Não há dúvidas que Matorni – que tem muitos traços de Mussolini – como ser impiedoso, e capaz de atrair senhoras da “alta”, não é flor que se cheire, e que os seus fascistas não são democratas, aliás a solução do romance é pouco verosímil mas percebe-se que o objectivo do autor é construir um quadro idílico em que a Europa e a oposição interna reconhecem o valor de Matorni, que se reconcilia com esta última com a promessa de não fazer a guerra a França, aliás em apoio desta dá-se no livro uma demonstração naval combinada anglo – americana.

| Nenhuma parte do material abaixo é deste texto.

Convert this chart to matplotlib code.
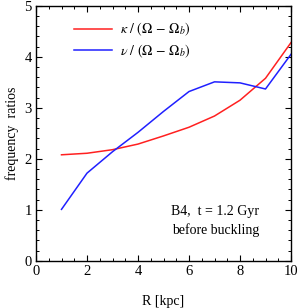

Em 1940 a Itália acabará por declarar guerra à França já rendida à Alemanha (e à Inglaterra), sem ganhar territórios nem obter a entrega da frota francesa e acaba por ser derrotada militarmente em quase todos os teatros de guerra em que se aventura. O fascismo saiu derrotado e desprestigiado durante 80 anos. Até há alguns dias.
Oppenheim escreveu também alguns romances de acção e espionagem onde figuram tratados de desarmamento e pactos da paz, alguns dos quais inspirados em propostas e iniciativas dos anos 1920, hoje esquecidas. Não sei se Up the ladder of gold, publicado em 1931 e editado apenas em 1951 na Colecção Xis da Editorial Minerva com o título Senhor do Mundo está disponível no mercado. Se estiver julgo que muitos leitores poderão tirar proveito da obra.
Notas
(i) Larousse, Paris-Match, p. 57.
(ii) No mesmo sentido, o mesmo I Volume, p. 153.
(iii) Transcrevo a biografia inserida no livro The Beast Must Die, 1938 (A Fera tem de Morrer), publicada na Vampiro – Nova Série. A Internet contém outros elementos biográficos sobre o autor, que faleceu em 1972.
(iv) O autor nasceu no Leinster.
(v) Com o título “O Santo Brinca com o Fogo”. A tradução brasileira teve de ser revista para a edição portuguesa e a impressão foi feita nas Oficinas Gráficas da Rádio Renascença (!), a Editora Livros do Brasil estava ainda nos seus primeiros passos.
(vi) “O Santo em Miami” foi apenas publicado nos Livros do Brasil em 1965.
(vii) Faleceu em 1993.
(viii) Publicado em 1951 na Colecção Xis da Editorial Minerva com o título Agente Z-33.